What this task involves. Without including any images, repeat the data exactly.

Dataset extract.
## begin

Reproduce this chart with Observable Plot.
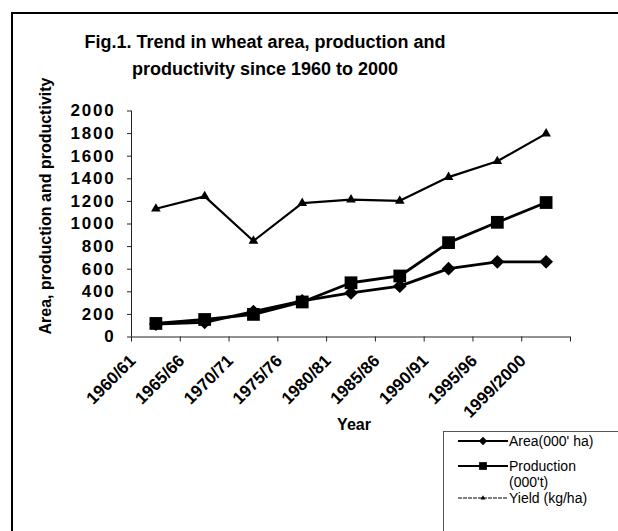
<!DOCTYPE html>
<html>
<head>
<meta charset="utf-8">
<script src="https://cdn.jsdelivr.net/npm/d3@7"></script>
<script src="https://cdn.jsdelivr.net/npm/@observablehq/plot@0.6"></script>
<style>
  html, body { margin: 0; padding: 0; background: #fff; }
  #wrap { position: relative; width: 618px; height: 531px; overflow: hidden; font-family: "Liberation Sans", Arial, sans-serif; }
  #border { position: absolute; left: 11px; top: 12px; width: 700px; height: 700px; border-left: 2px solid #000; border-top: 2px solid #000; }
  #title { position: absolute; left: 0; width: 530px; top: 29px; text-align: center; font-weight: bold; font-size: 18px; line-height: 27px; color: #000; }
  #plot { position: absolute; left: 0; top: 0; }
  #legend { position: absolute; left: 443px; top: 431px; width: 300px; height: 200px; border-left: 1px solid #555; border-top: 1px solid #555; }
</style>
</head>
<body>
<div id="wrap">
  <div id="border"></div>
  <div id="title">Fig.1. Trend in wheat area, production and<br>productivity since 1960 to 2000</div>
  <div id="plot"></div>
  <div id="legend"></div>
</div>
<script>
const years = ["1960/61", "1965/66", "1970/71", "1975/76", "1980/81", "1985/86", "1990/91", "1995/96", "1999/2000"];
const area = [115, 130, 225, 320, 390, 450, 605, 665, 665];
const production = [120, 155, 200, 310, 480, 540, 835, 1015, 1190];
const yieldKg = [1135, 1245, 850, 1185, 1215, 1205, 1415, 1555, 1800];
const yTicks = [0, 200, 400, 600, 800, 1000, 1200, 1400, 1600, 1800, 2000];
const seriesNames = ["Area(000' ha)", "Production\n(000't)", "Yield (kg/ha)"];

const rows = (vals) => vals.map((v, i) => ({i: i + 0.5, v, year: years[i]}));
const A = rows(area), P = rows(production), Y = rows(yieldKg);
const xIdx = d3.range(0, years.length + 1);

const chart = Plot.plot({
  width: 618,
  height: 531,
  marginLeft: 131,
  marginRight: 48,
  marginTop: 110.5,
  marginBottom: 194.5,
  style: {fontFamily: '"Liberation Sans", Arial, sans-serif', background: "transparent", color: "#000"},
  x: {type: "linear", domain: [0, years.length], axis: null},
  y: {domain: [0, 2000], axis: null},
  marks: [
    Plot.ruleX([0], {stroke: "#222", strokeWidth: 1}),
    Plot.ruleY([0], {stroke: "#222", strokeWidth: 1}),
    Plot.axisY({ticks: yTicks, tickSize: 4, tickPadding: 12, tickFormat: d3.format("d"), label: null, fontSize: 17, fontWeight: "bold", stroke: "#222"}),
    Plot.axisX({ticks: xIdx, tickSize: 5, tickFormat: () => "", label: null, stroke: "#222"}),
    Plot.text(years, {ariaLabel: "xlabels", x: (d, i) => i + 0.5, frameAnchor: "bottom", text: d => d, rotate: -45, textAnchor: "end", lineAnchor: "middle", dx: -23, dy: 21, fontSize: 17, fontWeight: "bold"}),
    Plot.text(["Area, production and productivity"], {frameAnchor: "left", text: d => d, rotate: -90, textAnchor: "middle", dx: -86, dy: -18, fontSize: 16, fontWeight: "bold"}),
    Plot.text(["Year"], {ariaLabel: "xtitle", frameAnchor: "bottom", text: d => d, dx: 3, dy: 93, fontSize: 16, fontWeight: "bold"}),
    Plot.line(Y, {x: "i", y: "v", stroke: "#000", strokeWidth: 2.2}),
    Plot.line(A, {x: "i", y: "v", stroke: "#000", strokeWidth: 2.8}),
    Plot.line(P, {x: "i", y: "v", stroke: "#000", strokeWidth: 2.8}),
    Plot.dot(Y, {x: "i", y: "v", symbol: "triangle", r: 3.6, fill: "#000", stroke: "none"}),
    Plot.dot(A, {x: "i", y: "v", symbol: "diamond2", r: 6.2, fill: "#000", stroke: "none"}),
    Plot.dot(P, {x: "i", y: "v", symbol: "square", r: 7.2, fill: "#000", stroke: "none"})
  ]
});
const cs = d3.select(chart);
cs.selectAll("g[aria-label='y-axis tick label'] text").style("letter-spacing", "1.8px");
cs.selectAll("g[aria-label='xlabels'] text").style("letter-spacing", "0.5px");
cs.selectAll("g[aria-label='xtitle'] text").style("letter-spacing", "1px");
document.getElementById("plot").appendChild(chart);

// Legend
const legendItems = [
  {name: seriesNames[0], sym: d3.symbolDiamond2, size: 45, width: 2, dash: null, y: 9},
  {name: seriesNames[1], sym: d3.symbolSquare, size: 60, width: 2, dash: null, y: 34},
  {name: seriesNames[2], sym: d3.symbolTriangle, size: 10, width: 1.2, dash: "4,1", y: 66}
];
const lg = d3.select("#legend").append("svg").attr("width", 175).attr("height", 100)
  .style("position", "absolute").style("left", "0px").style("top", "0px");
legendItems.forEach(it => {
  const g = lg.append("g");
  g.append("line").attr("x1", 14).attr("x2", 64).attr("y1", it.y).attr("y2", it.y)
    .attr("stroke", "#000").attr("stroke-width", it.width).attr("stroke-dasharray", it.dash);
  g.append("path").attr("d", d3.symbol(it.sym, it.size)()).attr("transform", `translate(39,${it.y})`).attr("fill", "#000");
  const t = g.append("text").attr("x", 65).attr("y", it.y)
    .attr("font-family", '"Liberation Sans", Arial, sans-serif').attr("font-size", 14).attr("fill", "#000");
  it.name.split("\n").forEach((ln, k) => {
    t.append("tspan").attr("x", 65).attr("dy", k === 0 ? "0.35em" : "16px").text(ln);
  });
});
</script>
</body>
</html>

## end

Answer to this problem.
Reproduce this chart with Observable Plot.
<!DOCTYPE html>
<html>
<head>
<meta charset="utf-8">
<script src="https://cdn.jsdelivr.net/npm/d3@7"></script>
<script src="https://cdn.jsdelivr.net/npm/@observablehq/plot@0.6"></script>
<style>
  html, body { margin: 0; padding: 0; background: #fff; }
  #wrap { position: relative; width: 618px; height: 531px; overflow: hidden; font-family: "Liberation Sans", Arial, sans-serif; }
  #border { position: absolute; left: 11px; top: 12px; width: 700px; height: 700px; border-left: 2px solid #000; border-top: 2px solid #000; }
  #title { position: absolute; left: 0; width: 530px; top: 29px; text-align: center; font-weight: bold; font-size: 18px; line-height: 27px; color: #000; }
  #plot { position: absolute; left: 0; top: 0; }
  #legend { position: absolute; left: 443px; top: 431px; width: 300px; height: 200px; border-left: 1px solid #555; border-top: 1px solid #555; }
</style>
</head>
<body>
<div id="wrap">
  <div id="border"></div>
  <div id="title">Fig.1. Trend in wheat area, production and<br>productivity since 1960 to 2000</div>
  <div id="plot"></div>
  <div id="legend"></div>
</div>
<script>
const years = ["1960/61", "1965/66", "1970/71", "1975/76", "1980/81", "1985/86", "1990/91", "1995/96", "1999/2000"];
const area = [115, 130, 225, 320, 390, 450, 605, 665, 665];
const production = [120, 155, 200, 310, 480, 540, 835, 1015, 1190];
const yieldKg = [1135, 1245, 850, 1185, 1215, 1205, 1415, 1555, 1800];
const yTicks = [0, 200, 400, 600, 800, 1000, 1200, 1400, 1600, 1800, 2000];
const seriesNames = ["Area(000' ha)", "Production\n(000't)", "Yield (kg/ha)"];

const rows = (vals) => vals.map((v, i) => ({i: i + 0.5, v, year: years[i]}));
const A = rows(area), P = rows(production), Y = rows(yieldKg);
const xIdx = d3.range(0, years.length + 1);

const chart = Plot.plot({
  width: 618,
  height: 531,
  marginLeft: 131,
  marginRight: 48,
  marginTop: 110.5,
  marginBottom: 194.5,
  style: {fontFamily: '"Liberation Sans", Arial, sans-serif', background: "transparent", color: "#000"},
  x: {type: "linear", domain: [0, years.length], axis: null},
  y: {domain: [0, 2000], axis: null},
  marks: [
    Plot.ruleX([0], {stroke: "#222", strokeWidth: 1}),
    Plot.ruleY([0], {stroke: "#222", strokeWidth: 1}),
    Plot.axisY({ticks: yTicks, tickSize: 4, tickPadding: 12, tickFormat: d3.format("d"), label: null, fontSize: 17, fontWeight: "bold", stroke: "#222"}),
    Plot.axisX({ticks: xIdx, tickSize: 5, tickFormat: () => "", label: null, stroke: "#222"}),
    Plot.text(years, {ariaLabel: "xlabels", x: (d, i) => i + 0.5, frameAnchor: "bottom", text: d => d, rotate: -45, textAnchor: "end", lineAnchor: "middle", dx: -23, dy: 21, fontSize: 17, fontWeight: "bold"}),
    Plot.text(["Area, production and productivity"], {frameAnchor: "left", text: d => d, rotate: -90, textAnchor: "middle", dx: -86, dy: -18, fontSize: 16, fontWeight: "bold"}),
    Plot.text(["Year"], {ariaLabel: "xtitle", frameAnchor: "bottom", text: d => d, dx: 3, dy: 93, fontSize: 16, fontWeight: "bold"}),
    Plot.line(Y, {x: "i", y: "v", stroke: "#000", strokeWidth: 2.2}),
    Plot.line(A, {x: "i", y: "v", stroke: "#000", strokeWidth: 2.8}),
    Plot.line(P, {x: "i", y: "v", stroke: "#000", strokeWidth: 2.8}),
    Plot.dot(Y, {x: "i", y: "v", symbol: "triangle", r: 3.6, fill: "#000", stroke: "none"}),
    Plot.dot(A, {x: "i", y: "v", symbol: "diamond2", r: 6.2, fill: "#000", stroke: "none"}),
    Plot.dot(P, {x: "i", y: "v", symbol: "square", r: 7.2, fill: "#000", stroke: "none"})
  ]
});
const cs = d3.select(chart);
cs.selectAll("g[aria-label='y-axis tick label'] text").style("letter-spacing", "1.8px");
cs.selectAll("g[aria-label='xlabels'] text").style("letter-spacing", "0.5px");
cs.selectAll("g[aria-label='xtitle'] text").style("letter-spacing", "1px");
document.getElementById("plot").appendChild(chart);

// Legend
const legendItems = [
  {name: seriesNames[0], sym: d3.symbolDiamond2, size: 45, width: 2, dash: null, y: 9},
  {name: seriesNames[1], sym: d3.symbolSquare, size: 60, width: 2, dash: null, y: 34},
  {name: seriesNames[2], sym: d3.symbolTriangle, size: 10, width: 1.2, dash: "4,1", y: 66}
];
const lg = d3.select("#legend").append("svg").attr("width", 175).attr("height", 100)
  .style("position", "absolute").style("left", "0px").style("top", "0px");
legendItems.forEach(it => {
  const g = lg.append("g");
  g.append("line").attr("x1", 14).attr("x2", 64).attr("y1", it.y).attr("y2", it.y)
    .attr("stroke", "#000").attr("stroke-width", it.width).attr("stroke-dasharray", it.dash);
  g.append("path").attr("d", d3.symbol(it.sym, it.size)()).attr("transform", `translate(39,${it.y})`).attr("fill", "#000");
  const t = g.append("text").attr("x", 65).attr("y", it.y)
    .attr("font-family", '"Liberation Sans", Arial, sans-serif').attr("font-size", 14).attr("fill", "#000");
  it.name.split("\n").forEach((ln, k) => {
    t.append("tspan").attr("x", 65).attr("dy", k === 0 ? "0.35em" : "16px").text(ln);
  });
});
</script>
</body>
</html>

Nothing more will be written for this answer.